Needless to say, Cruz is in close touch with God, who features regularly in his campaign speeches: ‘I believe that this will be a religious liberty election.’ ‘My prayer is… that the body of Christ rise up to pull America back from the abyss.’ ‘Through prayer the Lord has changed my life.’ And so on. If it comes down to a choice between Ted Cruz and Donald Trump, which please God (this God stuff is catching) it won’t, give me Trump any day.

Later this year Parliament will be asked to approve the renewal of the Trident nuclear missile system at a lifetime cost estimated at anywhere from £30 billion to £100 billion. (Given the Ministry of Defence’s record on procurement, my guess is at the higher end of the scale.) Just about everyone who has given any thought to the matter knows it’s bonkers. Trident is not independent, it doesn’t deter and it soaks up badly needed investment in conventional defence. The one benefit it confers is a permanent seat on the UN Security Council. I quietly remarked on this to the Secretary of State for Defence the last time Parliament voted on the issue and he replied, ‘The Foreign Office put that in my brief, but I told them to take it out.’ Of course no Labour government could phase out Trident without mass hysteria but, were the Tories to do so, the fallout would be minimal and in years to come their wisdom would be widely praised.

Sorry to hear that my friend Hilary Benn has ruled himself out of any future contest for the Labour leadership. Since well before That Speech I have regarded him as one of the best and the brightest on the Opposition front bench. He is highly capable, engagingly normal and far too decent to get involved in any scheming and plotting, but four years in politics is a very long time. In the event that a vacancy for the top job were to arise between now and the election, I hope he can be persuaded to reconsider.
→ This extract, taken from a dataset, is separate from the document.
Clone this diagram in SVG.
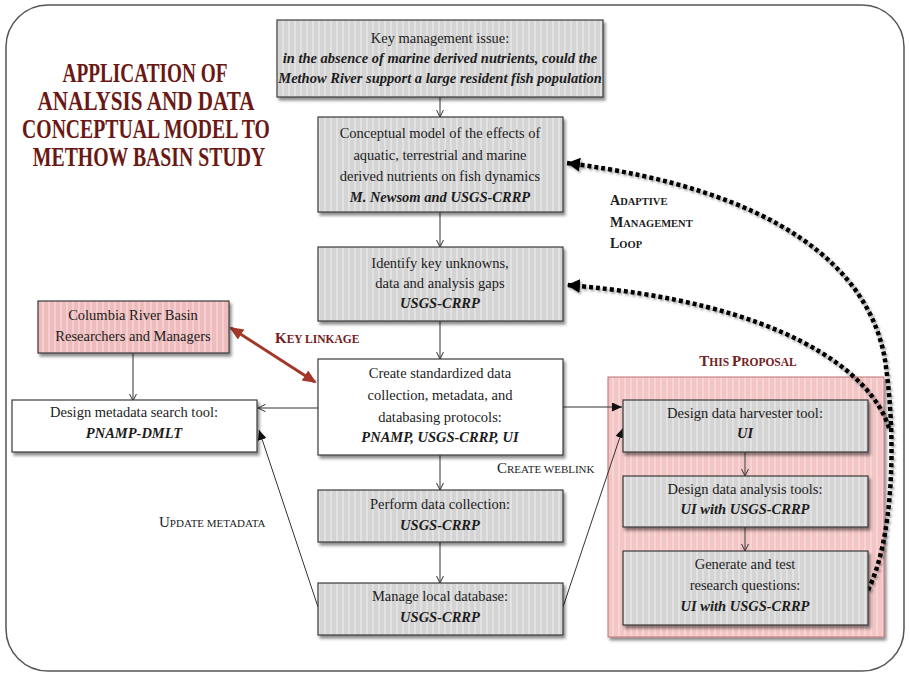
<svg xmlns="http://www.w3.org/2000/svg" width="910" height="676" viewBox="0 0 910 676" font-family="'Liberation Serif', serif">
<defs>
<style>
.box{stroke:#3a3a3a;stroke-width:1.2;filter:url(#sh)}
.wbox{fill:#ffffff;stroke:#3a3a3a;stroke-width:1.2;filter:url(#sh)}
.g{fill:url(#gray)}
.t{font-family:"Liberation Serif",serif;font-size:14.5px;fill:#1c1c1c;text-anchor:middle}
.i{font-style:italic;font-weight:bold}
.conn{stroke:#333;stroke-width:1;fill:none}
.dots{stroke:#000;stroke-width:4.5;fill:none;stroke-dasharray:4 3;filter:url(#sh2)}
.lbl{font-family:"Liberation Serif",serif;fill:#1c1c1c}
.red{fill:#74201c;font-weight:bold}
.title{font-family:"Liberation Serif",serif;font-weight:bold;font-size:27px;fill:#6a1814;text-anchor:middle}
</style>
<pattern id="gray" width="6" height="10" patternUnits="userSpaceOnUse"><rect width="6" height="10" fill="#d4d4d4"/><rect width="2" height="10" fill="#e2e2e2"/></pattern>
<pattern id="pink" width="6" height="10" patternUnits="userSpaceOnUse"><rect width="6" height="10" fill="#eebcbc"/><rect width="2" height="10" fill="#f5cfcf"/></pattern>
<pattern id="pinkbg" width="6" height="10" patternUnits="userSpaceOnUse"><rect width="6" height="10" fill="#f3c5c5"/><rect width="2" height="10" fill="#f8d5d5"/></pattern>
<filter id="sh" x="-10%" y="-10%" width="130%" height="140%"><feDropShadow dx="2" dy="3" stdDeviation="1.6" flood-color="#000" flood-opacity="0.45"/></filter>
<filter id="sh2" x="-10%" y="-10%" width="130%" height="130%"><feDropShadow dx="1.5" dy="2" stdDeviation="1.2" flood-color="#000" flood-opacity="0.35"/></filter>
<marker id="open" markerWidth="10" markerHeight="10" refX="7.5" refY="4" orient="auto" markerUnits="userSpaceOnUse"><path d="M0,0.3 L7.5,4 L0,7.7" fill="none" stroke="#333" stroke-width="1"/></marker>
<marker id="fill" markerWidth="12" markerHeight="10" refX="10" refY="4.5" orient="auto" markerUnits="userSpaceOnUse"><path d="M0,0 L10,4.5 L0,9 z" fill="#111"/></marker>
<marker id="dot" markerWidth="16" markerHeight="16" refX="13" refY="7" orient="auto" markerUnits="userSpaceOnUse"><path d="M0,0 L13,7 L0,14 z" fill="#000"/></marker>
<marker id="redh" markerWidth="16" markerHeight="14" refX="12" refY="6" orient="auto-start-reverse" markerUnits="userSpaceOnUse"><path d="M0,0 L14,6 L0,12 z" fill="#a3382a"/></marker>
</defs>

<rect x="6" y="5" width="898" height="666" rx="42" fill="#ffffff" stroke="#555" stroke-width="1.5"/>

<g id="title">
<text class="title" transform="translate(145,82) scale(0.74,1)" x="0" y="0" textLength="223" lengthAdjust="spacingAndGlyphs">APPLICATION OF</text>
<text class="title" transform="translate(146,110) scale(0.74,1)" x="0" y="0" textLength="293" lengthAdjust="spacingAndGlyphs">ANALYSIS AND DATA</text>
<text class="title" transform="translate(146,138) scale(0.74,1)" x="0" y="0" textLength="335" lengthAdjust="spacingAndGlyphs">CONCEPTUAL MODEL TO</text>
<text class="title" transform="translate(149,166) scale(0.74,1)" x="0" y="0" textLength="314" lengthAdjust="spacingAndGlyphs">METHOW BASIN STUDY</text>
</g>

<g id="proposal">
<rect x="608" y="377" width="276" height="260" fill="url(#pinkbg)" stroke="#c07070" stroke-width="1" filter="url(#sh)"/>
<text class="lbl red" x="748" y="366" text-anchor="middle"><tspan font-size="15">T</tspan><tspan font-size="11.5">HIS </tspan><tspan font-size="15">P</tspan><tspan font-size="11.5">ROPOSAL</tspan></text>
</g>

<g id="connectors">
<line class="conn" x1="440" y1="97" x2="440" y2="117" marker-end="url(#open)"/>
<line class="conn" x1="440" y1="212" x2="440" y2="247" marker-end="url(#open)"/>
<line class="conn" x1="440" y1="321" x2="440" y2="359" marker-end="url(#open)"/>
<line class="conn" x1="440" y1="455" x2="440" y2="490" marker-end="url(#open)"/>
<line class="conn" x1="440" y1="542" x2="440" y2="583" marker-end="url(#open)"/>
<line class="conn" x1="133" y1="353" x2="133" y2="401" marker-end="url(#open)"/>
<line class="conn" x1="318" y1="408" x2="258" y2="408" marker-end="url(#open)"/>
<line class="conn" x1="745" y1="452" x2="745" y2="476" marker-end="url(#open)"/>
<line class="conn" x1="745" y1="527" x2="745" y2="551" marker-end="url(#open)"/>
<line class="conn" x1="563" y1="407" x2="622" y2="407" marker-end="url(#fill)"/>
<line class="conn" x1="318" y1="607" x2="259" y2="430" marker-end="url(#fill)"/>
<line class="conn" x1="563" y1="607" x2="623" y2="428" marker-end="url(#fill)"/>
<line x1="231" y1="328" x2="315" y2="382" stroke="#a3382a" stroke-width="3" marker-start="url(#redh)" marker-end="url(#redh)"/>
<path class="dots" d="M868,590 C893,540 897,440 885,360 C870,270 780,190 567,163" marker-end="url(#dot)"/>
<path class="dots" d="M889,428 C872,372 782,302 567,285" marker-end="url(#dot)"/>
<text class="lbl red" x="275" y="343"><tspan font-size="15">K</tspan><tspan font-size="11.5">EY LINKAGE</tspan></text>
<text class="lbl" x="497" y="473"><tspan font-size="15">C</tspan><tspan font-size="11">REATE WEBLINK</tspan></text>
<text class="lbl" x="159" y="527"><tspan font-size="15">U</tspan><tspan font-size="11">PDATE METADATA</tspan></text>
<text class="lbl" font-weight="bold" x="610" y="205"><tspan font-size="14">A</tspan><tspan font-size="10.5">DAPTIVE</tspan></text>
<text class="lbl" font-weight="bold" x="610" y="227"><tspan font-size="14">M</tspan><tspan font-size="10.5">ANAGEMENT</tspan></text>
<text class="lbl" font-weight="bold" x="610" y="248"><tspan font-size="14">L</tspan><tspan font-size="10.5">OOP</tspan></text>
</g>

<g id="key-issue">
<rect class="box g" x="277" y="20" width="326" height="77"/>
<text class="t" x="440" y="43">Key management issue:</text>
<text class="t i" x="440" y="63" font-size="13.5">in the absence of marine derived nutrients, could the</text>
<text class="t i" x="440" y="83" font-size="13.5">Methow River support a large resident fish population</text>
</g>

<g id="conceptual-model">
<rect class="box g" x="318" y="117" width="245" height="95"/>
<text class="t" x="440" y="138">Conceptual model of the effects of</text>
<text class="t" x="440" y="160">aquatic, terrestrial and marine</text>
<text class="t" x="440" y="181">derived nutrients on fish dynamics</text>
<text class="t i" x="440" y="202">M. Newsom and USGS-CRRP</text>
</g>

<g id="identify">
<rect class="box g" x="318" y="247" width="245" height="74"/>
<text class="t" x="440" y="268">Identify key unknowns,</text>
<text class="t" x="440" y="288">data and analysis gaps</text>
<text class="t i" x="440" y="308">USGS-CRRP</text>
</g>

<g id="create-protocols">
<rect class="wbox" x="318" y="359" width="245" height="96"/>
<text class="t" x="440" y="378">Create standardized data</text>
<text class="t" x="440" y="400">collection, metadata, and</text>
<text class="t" x="440" y="422">databasing protocols:</text>
<text class="t i" x="440" y="442">PNAMP, USGS-CRRP, UI</text>
</g>

<g id="perform">
<rect class="box g" x="318" y="490" width="245" height="52"/>
<text class="t" x="440" y="509">Perform data collection:</text>
<text class="t i" x="440" y="530">USGS-CRRP</text>
</g>

<g id="manage">
<rect class="box g" x="318" y="583" width="245" height="52"/>
<text class="t" x="440" y="601">Manage local database:</text>
<text class="t i" x="440" y="622">USGS-CRRP</text>
</g>

<g id="columbia">
<rect class="box" x="38" y="301" width="191" height="52" fill="url(#pink)" stroke="#a04848"/>
<text class="t" x="133" y="320">Columbia River Basin</text>
<text class="t" x="133" y="341">Researchers and Managers</text>
</g>

<g id="metadata-tool">
<rect class="wbox" x="12" y="400" width="245" height="52"/>
<text class="t" x="134" y="417">Design metadata search tool:</text>
<text class="t i" x="134" y="438">PNAMP-DMLT</text>
</g>

<g id="harvester">
<rect class="box g" x="623" y="400" width="245" height="52"/>
<text class="t" x="745" y="418">Design data harvester tool:</text>
<text class="t i" x="745" y="438">UI</text>
</g>

<g id="analysis-tools">
<rect class="box g" x="623" y="476" width="245" height="51"/>
<text class="t" x="745" y="494">Design data analysis tools:</text>
<text class="t i" x="745" y="514">UI with USGS-CRRP</text>
</g>

<g id="research-questions">
<rect class="box g" x="623" y="551" width="245" height="74"/>
<text class="t" x="745" y="569">Generate and test</text>
<text class="t" x="745" y="590">research questions:</text>
<text class="t i" x="745" y="611">UI with USGS-CRRP</text>
</g>
</svg>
I am putting the finishing touches to a little volume of memoirs that I hope to publish in the autumn. It will be called Hinterland, a characteristic that all good politicians are supposed to possess; not all do. I am occasionally asked for advice by some young person hoping for a career in politics. My advice is always the same: do something else first, and then you will be useful if and when you are elected.

Chris Mullin is a former Labour minister and the author of three volumes of diaries.